▸ Requirements
Pictures excluded, return the lines below from the first through the line holding "p.segment(x0=idx[i], y0=rates[i], x1=idx[i], y1=rates[i]".

▸ Source excerpt
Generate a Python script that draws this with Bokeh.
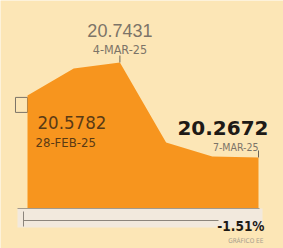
from bokeh.plotting import figure
from bokeh.models import Label, Range1d
from bokeh.embed import file_html
from bokeh.resources import INLINE

# ---- data ----
dates = ["28-FEB-25", "3-MAR-25", "4-MAR-25", "5-MAR-25", "6-MAR-25", "7-MAR-25"]
rates = [20.5782, 20.7130, 20.7431, 20.3420, 20.2720, 20.2672]
source_note = "GRÁFICO EE"
idx = list(range(len(rates)))
change = (rates[-1] / rates[0] - 1) * 100

# ---- layout ----
W, H = 283, 248
X0, X1 = -0.5844, 5.541
Y0, Y1 = 19.8112, 21.0537
PPX = W / (X1 - X0)
PPY = H / (Y1 - Y0)


def dx(px):
    return px / PPX


def dy(px):
    return px / PPY


def xpage(px):
    return X0 + px / PPX


def ypage(py):
    return Y1 - py / PPY


BG = "#fce6b6"
ORANGE = "#f7951e"
BAND = "#f2e9dd"
BROWN = "#5a3a14"
GRAY = "#7c7468"
DARK = "#1e1a16"
COND = "DejaVu Sans Condensed"

p = figure(width=W, height=H, x_range=Range1d(X0, X1), y_range=Range1d(Y0, Y1),
           output_backend="svg", toolbar_location=None, min_border=0,
           x_axis_location=None, y_axis_location=None,
           background_fill_color=BG, border_fill_color=BG, outline_line_color=None)
p.grid.visible = False

base = ypage(208)

# bottom band
p.quad(left=xpage(17), right=xpage(262), top=base, bottom=ypage(227),
       fill_color=BAND, line_color=None)

# legend-like square at first point
p.rect(x=idx[0] - dx(6), y=rates[0] - dy(9.5), width=12, height=15,
       width_units="screen", height_units="screen",
       fill_color=None, line_color=GRAY, line_width=1)
p.segment(x0=idx[0], y0=rates[0] - dy(17), x1=idx[0] + dx(6), y1=rates[0] - dy(17),
          line_color=GRAY, line_width=1)

# area
p.varea(x=idx, y1=[base] * len(idx), y2=rates, fill_color=ORANGE)

# band lines
p.segment(x0=xpage(17), y0=base, x1=xpage(259), y1=base, line_color="#a39a8c", line_width=1)
p.segment(x0=xpage(23), y0=ypage(220), x1=xpage(218), y1=ypage(220), line_color="#8c857c", line_width=1.2)
p.segment(x0=xpage(23), y0=ypage(211), x1=xpage(23), y1=ypage(226), line_color="#8c857c", line_width=1)

# ticks above peak and last point
for i in (2, 5):
    p.segment(x0=idx[i], y0=rates[i], x1=idx[i], y1=rates[i] + dy(7), line_color="#6d6558", line_width=1)

# labels
p.add_layout(Label(x=idx[2], y=rates[2], y_offset=32, text=f"{rates[2]:.4f}",
                   text_align="center", text_baseline="alphabetic",
                   text_font="Liberation Sans", text_font_size="18px", text_color=GRAY))
p.add_layout(Label(x=idx[2], y=rates[2], y_offset=13, text=dates[2],
                   text_align="center", text_baseline="alphabetic",
                   text_font=COND, text_font_size="12.5px", text_color=GRAY))

p.add_layout(Label(x=idx[0], y=rates[0], x_offset=10, y_offset=-27, text=f"{rates[0]:.4f}",
                   text_align="left", text_baseline="alphabetic",
                   text_font=COND, text_font_size="18.5px", text_color=BROWN))
p.add_layout(Label(x=idx[0], y=rates[0], x_offset=8, y_offset=-47, text=dates[0],
                   text_align="left", text_baseline="alphabetic",
                   text_font=COND, text_font_size="13px", text_color=BROWN))

p.add_layout(Label(x=idx[5], y=rates[5], x_offset=10, y_offset=29, text=f"{rates[5]:.4f}",
                   text_align="right", text_baseline="alphabetic",
                   text_font="DejaVu Sans", text_font_style="bold", text_font_size="20px", text_color=DARK))
p.add_layout(Label(x=idx[5], y=rates[5], x_offset=0, y_offset=10, text=dates[5],
                   text_align="right", text_baseline="alphabetic",
                   text_font=COND, text_font_size="10.5px", text_color=GRAY))

p.add_layout(Label(x=idx[5], y=ypage(220), x_offset=6, y_offset=-5, text=f"{change:.2f}%",
                   text_align="right", text_baseline="alphabetic",
                   text_font=COND, text_font_style="bold", text_font_size="13.5px", text_color=DARK))
p.add_layout(Label(x=idx[5], y=ypage(220), x_offset=5, y_offset=-20, text=source_note,
                   text_align="right", text_baseline="alphabetic",
                   text_font=COND, text_font_size="6.5px", text_color="#a89e8e"))

html = file_html(p, INLINE)
html = html.replace("<body>", f'<body style="background:{BG}">', 1)
open("out.html", "w").write(html)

▸ Task result
Generate a Python script that draws this with Bokeh.
from bokeh.plotting import figure
from bokeh.models import Label, Range1d
from bokeh.embed import file_html
from bokeh.resources import INLINE

# ---- data ----
dates = ["28-FEB-25", "3-MAR-25", "4-MAR-25", "5-MAR-25", "6-MAR-25", "7-MAR-25"]
rates = [20.5782, 20.7130, 20.7431, 20.3420, 20.2720, 20.2672]
source_note = "GRÁFICO EE"
idx = list(range(len(rates)))
change = (rates[-1] / rates[0] - 1) * 100

# ---- layout ----
W, H = 283, 248
X0, X1 = -0.5844, 5.541
Y0, Y1 = 19.8112, 21.0537
PPX = W / (X1 - X0)
PPY = H / (Y1 - Y0)


def dx(px):
    return px / PPX


def dy(px):
    return px / PPY


def xpage(px):
    return X0 + px / PPX


def ypage(py):
    return Y1 - py / PPY


BG = "#fce6b6"
ORANGE = "#f7951e"
BAND = "#f2e9dd"
BROWN = "#5a3a14"
GRAY = "#7c7468"
DARK = "#1e1a16"
COND = "DejaVu Sans Condensed"

p = figure(width=W, height=H, x_range=Range1d(X0, X1), y_range=Range1d(Y0, Y1),
           output_backend="svg", toolbar_location=None, min_border=0,
           x_axis_location=None, y_axis_location=None,
           background_fill_color=BG, border_fill_color=BG, outline_line_color=None)
p.grid.visible = False

base = ypage(208)

# bottom band
p.quad(left=xpage(17), right=xpage(262), top=base, bottom=ypage(227),
       fill_color=BAND, line_color=None)

# legend-like square at first point
p.rect(x=idx[0] - dx(6), y=rates[0] - dy(9.5), width=12, height=15,
       width_units="screen", height_units="screen",
       fill_color=None, line_color=GRAY, line_width=1)
p.segment(x0=idx[0], y0=rates[0] - dy(17), x1=idx[0] + dx(6), y1=rates[0] - dy(17),
          line_color=GRAY, line_width=1)

# area
p.varea(x=idx, y1=[base] * len(idx), y2=rates, fill_color=ORANGE)

# band lines
p.segment(x0=xpage(17), y0=base, x1=xpage(259), y1=base, line_color="#a39a8c", line_width=1)
p.segment(x0=xpage(23), y0=ypage(220), x1=xpage(218), y1=ypage(220), line_color="#8c857c", line_width=1.2)
p.segment(x0=xpage(23), y0=ypage(211), x1=xpage(23), y1=ypage(226), line_color="#8c857c", line_width=1)

# ticks above peak and last point
for i in (2, 5):
    p.segment(x0=idx[i], y0=rates[i], x1=idx[i], y1=rates[i] + dy(7), line_color="#6d6558", line_width=1)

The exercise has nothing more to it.